Driver builds logical plan

In [0]:
# Preview schema
df.printSchema()


### Parsed Logical PLan --> Analyzed Logical Plan --> Optimized Logical Plan --> Physical Plane

In [0]:
df.explain(True)

###Simple Transformations (Observe DAG)

In [0]:
# Select + Filter (Narrow transformations)
df_filtered = df.select("event_type", "category_code", "price") \
                .filter(df.event_type == "purchase") \
                .filter(df.price > 100)

#Lazy evaluation — no job yet


### Apply Action

In [0]:
# Trigger action
df_filtered.show(10)


In [0]:
#Wide Transformation Example (groupBy + orderBy)
df_grouped = df_filtered.groupBy("category_code") \
                        .count() \
                        .orderBy("count", ascending=False)

df_grouped.show(5)


# Section 3: Lazy Evaluation

In [0]:
# Chain transformations without action
df_lazy = df.filter(df.price > 200) \
            .filter(df.event_type == "purchase") \
            .select("category_code", "price")

# At this point:
# - No DAG executed
# - Only logical plan built

# Trigger action
df_lazy.show(5)


#Section 4: DataFrames vs RDDs (Free Edition)

In [0]:
# DataFrame transformation (preferred)
df_df = df.filter(df.event_type == "purchase") \
          .groupBy("category_code") \
          .count()

df_df.show(5)

#DAG visible in Spark UI

#Optimized by Catalyst + Tungsten


Conceptually, RDD requires manual map/reduce; DataFrames are optimized

Always prefer DataFrames in Databricks

#Section 5: Notebook Magic Commands

##%python (PySpark)

In [0]:
%python
df.select("event_type", "category_code", "price").show(5)


##%sql (Spark SQL)

In [0]:
%python
df = spark.read.option("header","true") \
               .option("inferSchema","true") \
               .csv("/Volumes/workspace/ecommerce/ecommerce_data/*.csv")

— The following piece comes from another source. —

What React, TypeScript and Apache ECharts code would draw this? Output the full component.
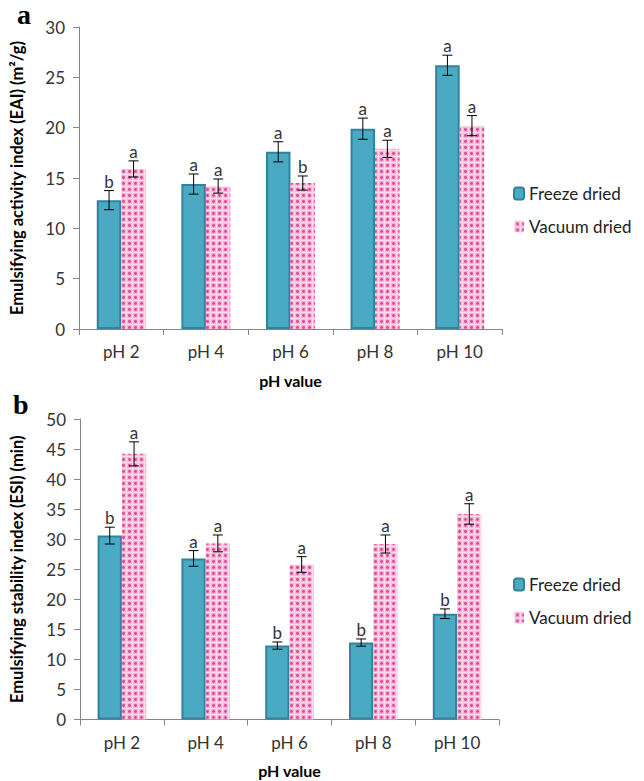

# Create temporary view for SQL queries
df.createOrReplaceTempView("events")


In [0]:
%sql
SELECT category_code, COUNT(*) AS cnt
FROM events
WHERE event_type = 'purchase'
GROUP BY category_code
ORDER BY cnt DESC
LIMIT 5


##%fs (File System)

In [0]:
%fs
ls /Volumes/workspace/ecommerce/ecommerce_data